No Such Luck started from my fascination with the Fortune Cat. I found it interesting that many shops here still have the superstition of putting this cat near their entrance to attract business. With the advent of digital technology and seeing how companies use data to drive innovation, I wanted to bring these two opposites together. What if the Fortune Cat’s movement is data driven? This might make businesses question whether the Fortune Cat is really effective in the first place. I installed this for a museum gallery and used the proximity of visitors to the cat as data. When no one is nearby, the cat will swing violently to attract viewers. But as they walk towards it, a proximity sensor will signal the cat to slow down its swinging. This will eventually stop when the viewer is near enough to appreciate the work. People in the museum were disconcerted as an interactive artwork will usually work when you go up to it, but this did the opposite.

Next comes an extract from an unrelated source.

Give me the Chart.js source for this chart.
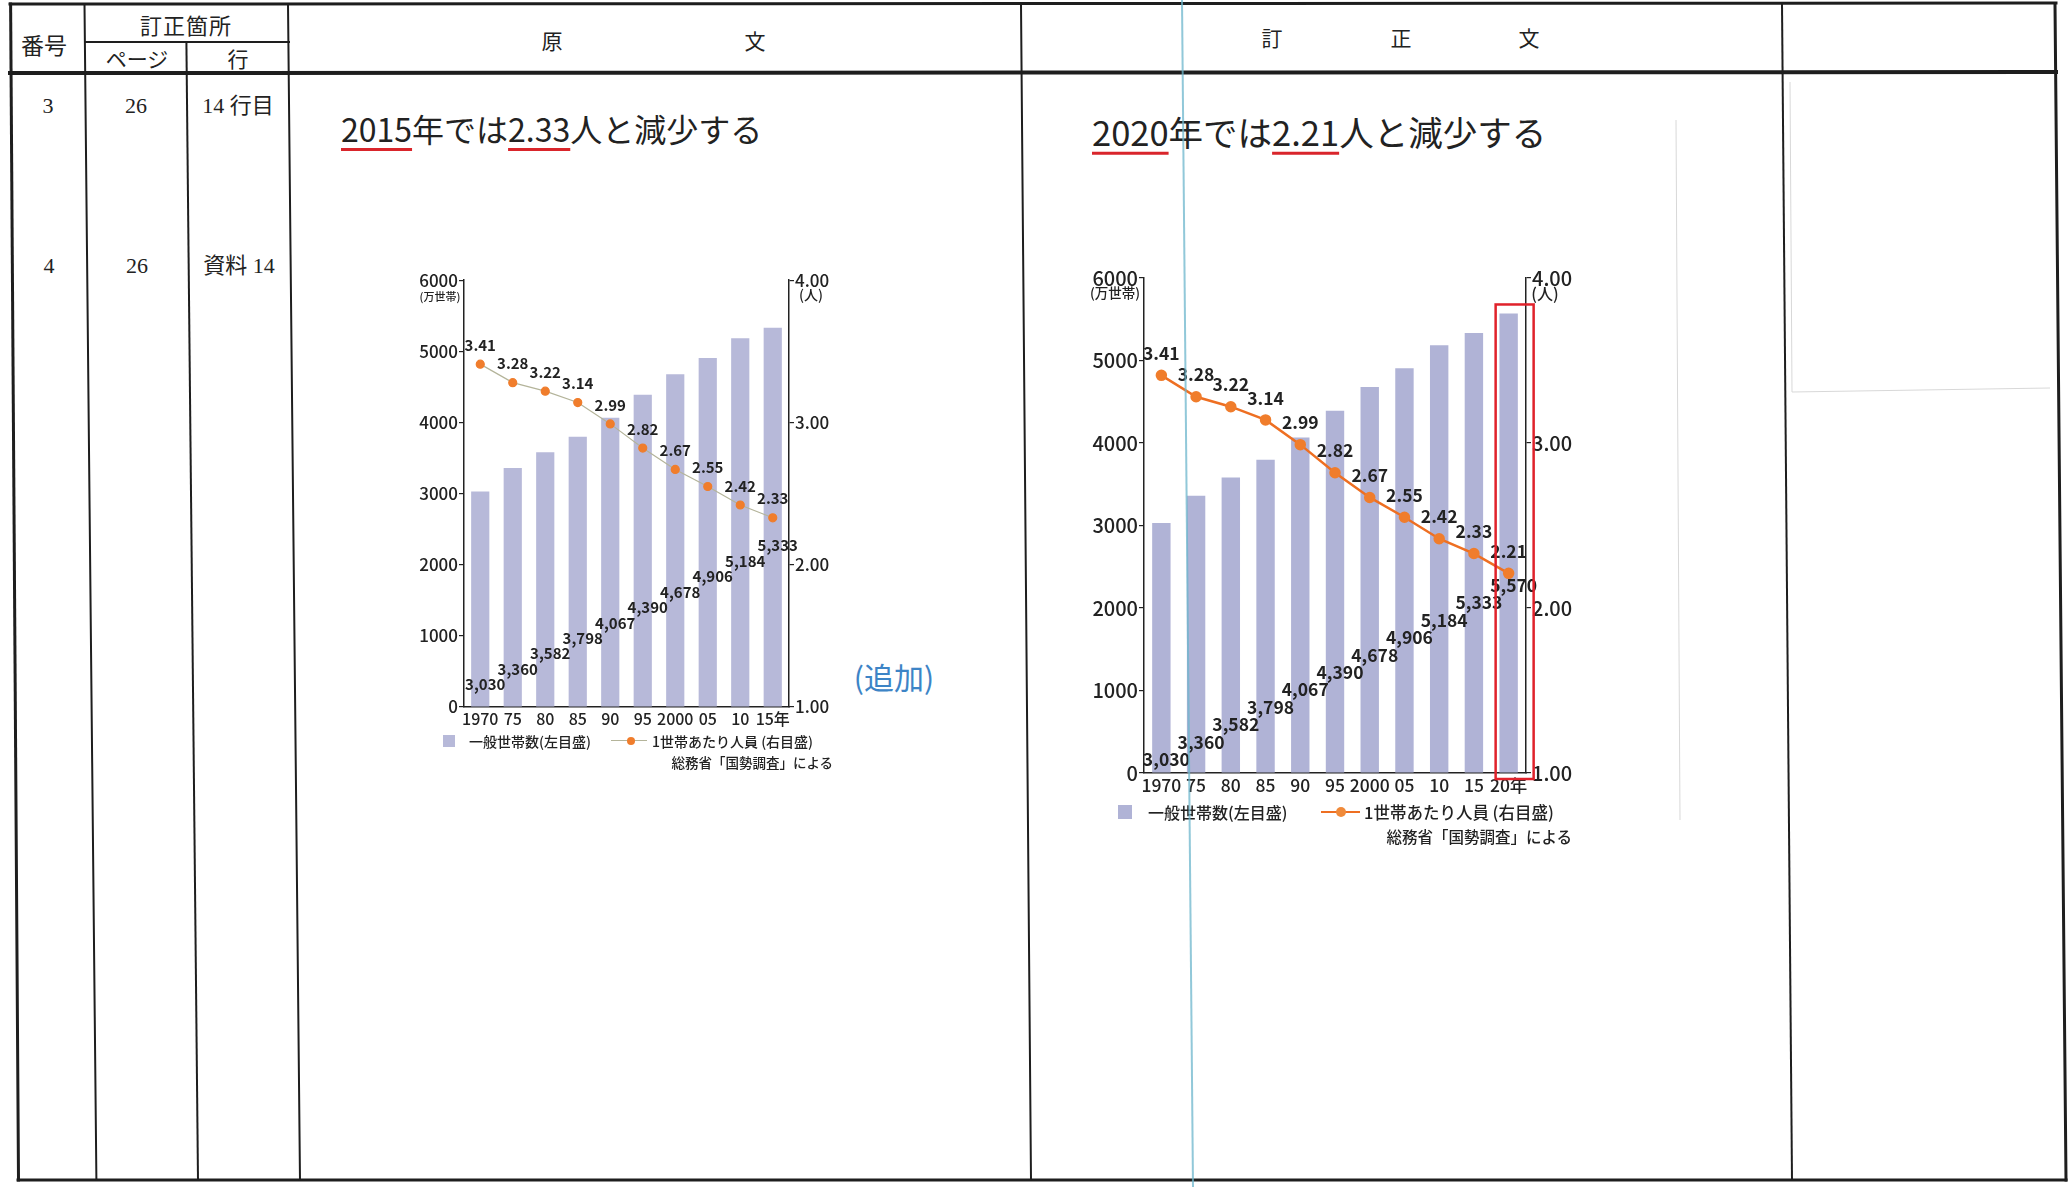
<!DOCTYPE html>
<html lang="ja">
<head>
<meta charset="utf-8">
<title>訂正表 資料14</title>
<script src="https://cdn.jsdelivr.net/npm/chart.js@4.4.1/dist/chart.umd.min.js"></script>
<style>
  html, body { margin: 0; padding: 0; background: #fff; }
  body { width: 2071px; height: 1187px; position: relative; overflow: hidden;
         font-family: "Noto Sans CJK JP", sans-serif; color: #222; }
  .t { position: absolute; white-space: nowrap; line-height: 1; transform: translate(-50%, -50%); }
  .l { position: absolute; white-space: nowrap; line-height: 1; transform: translateY(-50%); }
  .r { position: absolute; white-space: nowrap; line-height: 1; transform: translate(-100%, -50%); }
  .serif { font-family: "Liberation Serif", "Noto Sans CJK JP", serif; }
  .u { text-decoration: underline; text-decoration-color: #d9252b;
       text-decoration-thickness: 3px; text-underline-offset: 6px; }
  .box { position: absolute; }
  .sw { position: absolute; }
  #lines { position: absolute; left: 0; top: 0; pointer-events: none; }
</style>
</head>
<body>

<!-- header -->
<div class="t" style="left:44px;top:44px;font-size:23px">番号</div>
<div class="t" style="left:186px;top:24px;font-size:22px;letter-spacing:1px">訂正箇所</div>
<div class="t" style="left:137px;top:58px;font-size:21px">ページ</div>
<div class="t" style="left:238px;top:58px;font-size:21px">行</div>
<div class="t" style="left:552px;top:40px;font-size:21px">原</div>
<div class="t" style="left:755px;top:40px;font-size:21px">文</div>
<div class="t" style="left:1272px;top:37px;font-size:21px">訂</div>
<div class="t" style="left:1401px;top:37px;font-size:21px">正</div>
<div class="t" style="left:1529px;top:37px;font-size:21px">文</div>

<!-- rows -->
<div class="t serif" style="left:48px;top:106px;font-size:22px">3</div>
<div class="t serif" style="left:136px;top:106px;font-size:22px">26</div>
<div class="t serif" style="left:238px;top:106px;font-size:22px">14 行目</div>
<div class="t serif" style="left:49px;top:266px;font-size:22px">4</div>
<div class="t serif" style="left:137px;top:266px;font-size:22px">26</div>
<div class="t serif" style="left:239px;top:266px;font-size:22px">資料 14</div>

<div class="l" style="left:341px;top:128px;font-size:32px"><span class="u">2015</span>年では<span class="u">2.33</span>人と減少する</div>
<div class="l" style="left:1092px;top:131px;font-size:34.5px"><span class="u">2020</span>年では<span class="u">2.21</span>人と減少する</div>

<div class="t" style="left:894px;top:676px;font-size:30px;color:#3d84c6">(追加)</div>

<!-- chart 1 -->
<div class="box" style="left:404px;top:269px;width:445px;height:468px"><canvas id="chartOld"></canvas></div>
<div class="t" style="left:440px;top:296px;font-size:11px;font-weight:500">(万世帯)</div>
<div class="t" style="left:811px;top:294px;font-size:14px;font-weight:500">(人)</div>
<div class="sw" style="left:443px;top:735px;width:12px;height:12px;background:#b7b9d9"></div>
<div class="l" style="left:469px;top:741px;font-size:14px;font-weight:500">一般世帯数(左目盛)</div>
<div class="sw" style="left:611px;top:740px;width:36px;height:1px;background:#b4b49a"></div>
<div class="sw" style="left:627px;top:737px;width:8px;height:8px;border-radius:50%;background:#f07d2c"></div>
<div class="l" style="left:652px;top:741px;font-size:14px;font-weight:500">1世帯あたり人員 (右目盛)</div>
<div class="r" style="left:833px;top:763px;font-size:13.5px;font-weight:500">総務省「国勢調査」による</div>

<!-- chart 2 -->
<div class="box" style="left:1084px;top:265px;width:502px;height:538px"><canvas id="chartNew"></canvas></div>
<div class="t" style="left:1115px;top:293px;font-size:13.5px;font-weight:500">(万世帯)</div>
<div class="t" style="left:1545px;top:293px;font-size:16px;font-weight:500">(人)</div>
<div class="sw" style="left:1118px;top:805px;width:14px;height:14px;background:#b0b3d6"></div>
<div class="l" style="left:1148px;top:812px;font-size:16px;font-weight:500">一般世帯数(左目盛)</div>
<div class="sw" style="left:1321px;top:811px;width:39px;height:2px;background:#ee6f22"></div>
<div class="sw" style="left:1336px;top:807px;width:10px;height:10px;border-radius:50%;background:#f08a3a"></div>
<div class="l" style="left:1364px;top:812px;font-size:16.5px;font-weight:500">1世帯あたり人員 (右目盛)</div>
<div class="r" style="left:1572px;top:837px;font-size:15.5px;font-weight:500">総務省「国勢調査」による</div>

<!-- table rules -->
<svg id="lines" width="2071" height="1187" viewBox="0 0 2071 1187">
  <g stroke="#1e1e1e" fill="none" stroke-linecap="square">
    <line x1="10" y1="4" x2="2056" y2="3" stroke-width="3"/>
    <line x1="18" y1="1180" x2="2066" y2="1180" stroke-width="3"/>
    <line x1="10" y1="73" x2="2056" y2="72" stroke-width="4"/>
    <line x1="85" y1="42" x2="289" y2="42" stroke-width="2"/>
    <line x1="10.6" y1="4" x2="18.5" y2="1180" stroke-width="3"/>
    <line x1="84.5" y1="4" x2="96.4" y2="1180" stroke-width="2"/>
    <line x1="186.4" y1="42" x2="198" y2="1180" stroke-width="2"/>
    <line x1="288" y1="4" x2="300" y2="1180" stroke-width="2"/>
    <line x1="1021" y1="4" x2="1031" y2="1180" stroke-width="2"/>
    <line x1="1782" y1="4" x2="1792" y2="1180" stroke-width="2"/>
    <line x1="2055" y1="4" x2="2066" y2="1180" stroke-width="3"/>
  </g>
  <g stroke="#d8d8d8" stroke-width="1" fill="none">
    <line x1="1790" y1="82" x2="1792" y2="392"/>
    <line x1="1792" y1="392" x2="2050" y2="388"/>
    <line x1="1676" y1="120" x2="1680" y2="820"/>
  </g>
  <line x1="1182" y1="0" x2="1193" y2="1187" stroke="#6cb6cc" stroke-width="2" opacity="0.75"/>
</svg>

<script>
const yearsOld = ["1970", "75", "80", "85", "90", "95", "2000", "05", "10", "15年"];
const yearsNew = ["1970", "75", "80", "85", "90", "95", "2000", "05", "10", "15", "20年"];
const households = [3030, 3360, 3582, 3798, 4067, 4390, 4678, 4906, 5184, 5333, 5570];
const persons = [3.41, 3.28, 3.22, 3.14, 2.99, 2.82, 2.67, 2.55, 2.42, 2.33, 2.21];
const leftTicks = [0, 1000, 2000, 3000, 4000, 5000, 6000];
const rightTicks = [1, 2, 3, 4];

Chart.defaults.font.family = "'Noto Sans CJK JP', sans-serif";
Chart.defaults.color = "#222";

// numbers written on the bars and above the dots
const valueLabels = {
  id: "valueLabels",
  afterDatasetsDraw(chart, args, opts) {
    const ctx = chart.ctx;
    const y = chart.scales.y;
    const bars = chart.getDatasetMeta(0).data;
    const dots = chart.getDatasetMeta(1).data;
    ctx.save();
    ctx.fillStyle = "#222";
    ctx.textAlign = "center";
    ctx.textBaseline = "middle";
    ctx.font = "bold " + opts.size + "px 'Noto Sans CJK JP'";
    bars.forEach((bar, i) => {
      const v = chart.data.datasets[0].data[i];
      ctx.fillText(v.toLocaleString("en-US"), bar.x + 5, y.getPixelForValue(opts.base + i * opts.step));
    });
    dots.forEach((pt, i) => {
      const v = chart.data.datasets[1].data[i];
      ctx.fillText(v.toFixed(2), pt.x, pt.y - opts.lift);
    });
    ctx.restore();
  }
};

// red frame round the newly added bar
const markLast = {
  id: "markLast",
  afterDraw(chart, args, opts) {
    if (!opts.on) return;
    const bars = chart.getDatasetMeta(0).data;
    const bar = bars[bars.length - 1];
    const ctx = chart.ctx;
    ctx.save();
    ctx.strokeStyle = "#e0222b";
    ctx.lineWidth = 2.5;
    const top = bar.y - 9, bottom = chart.chartArea.bottom + 6;
    ctx.strokeRect(bar.x - 13, top, 38, bottom - top);
    ctx.restore();
  }
};

function makeChart(id, labels, s) {
  const n = labels.length;
  const yFont = { size: s.tick, weight: "500" };
  const xFont = { size: s.xtick, weight: "500" };
  return new Chart(document.getElementById(id), {
    type: "bar",
    data: {
      labels: labels,
      datasets: [
        {
          type: "bar",
          data: households.slice(0, n),
          backgroundColor: s.barColor,
          barPercentage: s.barPct,
          categoryPercentage: 1,
          yAxisID: "y",
          order: 1
        },
        {
          type: "line",
          data: persons.slice(0, n),
          borderColor: s.lineColor,
          borderWidth: s.lineWidth,
          pointBackgroundColor: "#f07d2c",
          pointBorderColor: "#f07d2c",
          pointRadius: s.dot,
          tension: 0,
          yAxisID: "y1",
          order: 0
        }
      ]
    },
    options: {
      responsive: true,
      maintainAspectRatio: false,
      animation: false,
      layout: { padding: { top: 10, right: 0, bottom: 0, left: 0 } },
      plugins: {
        legend: { display: false },
        tooltip: { enabled: false },
        valueLabels: { size: s.label, base: s.base, step: s.step, lift: s.lift },
        markLast: { on: s.mark }
      },
      scales: {
        x: {
          grid: { display: false, drawTicks: false },
          border: { color: "#222", width: 1.5 },
          ticks: { font: xFont, padding: 2, maxRotation: 0, autoSkip: false },
          afterFit: sc => { sc.height = 30; }
        },
        y: {
          position: "left",
          min: 0, max: 6000,
          afterBuildTicks: sc => { sc.ticks = leftTicks.map(v => ({ value: v })); },
          ticks: { font: yFont, padding: 1, callback: v => String(v) },
          grid: { drawOnChartArea: false, tickLength: 5, color: "#222", lineWidth: 1.2 },
          border: { color: "#222", width: 1.5 },
          afterFit: sc => { sc.width = 60; }
        },
        y1: {
          position: "right",
          min: 1, max: 4,
          afterBuildTicks: sc => { sc.ticks = rightTicks.map(v => ({ value: v })); },
          ticks: { font: yFont, padding: 1, callback: v => v.toFixed(2) },
          grid: { drawOnChartArea: false, tickLength: 5, color: "#222", lineWidth: 1.2 },
          border: { color: "#222", width: 1.5 },
          afterFit: sc => { sc.width = 60; }
        }
      }
    },
    plugins: [valueLabels, markLast]
  });
}

makeChart("chartOld", yearsOld, {
  tick: 17, xtick: 16, label: 15, barColor: "#b7b9d9", barPct: 0.56,
  lineColor: "#b4b49a", lineWidth: 1.2, dot: 4,
  base: 315, step: 217, lift: 19, mark: false
});

makeChart("chartNew", yearsNew, {
  tick: 20, xtick: 17.5, label: 17.5, barColor: "#b0b3d6", barPct: 0.53,
  lineColor: "#ee6f22", lineWidth: 2.5, dot: 4.5,
  base: 160, step: 212, lift: 22, mark: true
});
</script>
</body>
</html>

Unlike many designers who work on client commissions, you initiate your own projects. How does this shape your designs and how do you start on one?

One of the biggest misconceptions about design is that designers solve problems, but I think designers find opportunities. That is a more meaningful process. It’s not just about finding solutions to existing problems, but about finding new problems or even finding opportunities to provide changes that don’t stem from a problem. For instance, the disruption of public transportation didn’t stem from solving issues faced by taxi companies. The idea here is how can we see transportation differently and apply the technology of machine learning to drive customer experience and the logistics of a taxi company.

I either start from a material point of view or I work with a point of interest. It’s about finding a meeting point between these two processes. I don’t think any of my projects start from nothing. They are built from previous works based on an overall agenda to investigate various themes and questions related to Singapore’s traditions, cultures and heritage.


CITATION

‘‘One of the biggest misconceptions about design is that designers solve problems. I think designers find opportunities.’’
VIEW JURORS
JURY CITATION | NOMINATOR CITATION

JURY CITATION

Hans Tan personifies contemporary Singapore design through a rich and diverse portfolio that is proudly and poetically Singaporean. From his thoughtful reconstructions of Peranakan vases to his downloadable 3D-blueprints for the ubiquitous “coffeeshop chair”—these surprising, delightful explorations by Hans reflect his country’s ongoing search to balance heritage and modernity, craftsmanship and mass production, local concerns and a global vision.

The Jury applauds Hans’ belief to “stay authentically local and the world will come.” His conceptual rigour and innovative processes have resulted in works that are at once artistic and yet firmly practical. Underlying them all is a relentless desire to ask difficult questions about the nature of design: what is its value, meaning, relevance and potential? This is what resonates with the multi-cultural and multidisciplinary Jury, and the museums, galleries and clients around the world who have commissioned him on a wide range of projects. Through his pursuit of Singapore-centred design, Hans has put his home country on the world map.

Beyond the strength of his portfolio, Hans has an equally impressive ambition to transform the Singapore design community through education. As an Academic Head and Assistant Professor for Industrial Design at the National University of Singapore, he has conceived and run courses that use design to achieve creative breakthroughs and has won awards for excellence in teaching.

As a designer who has made significant impact beyond his studio practice, Hans is utterly deserving of this award.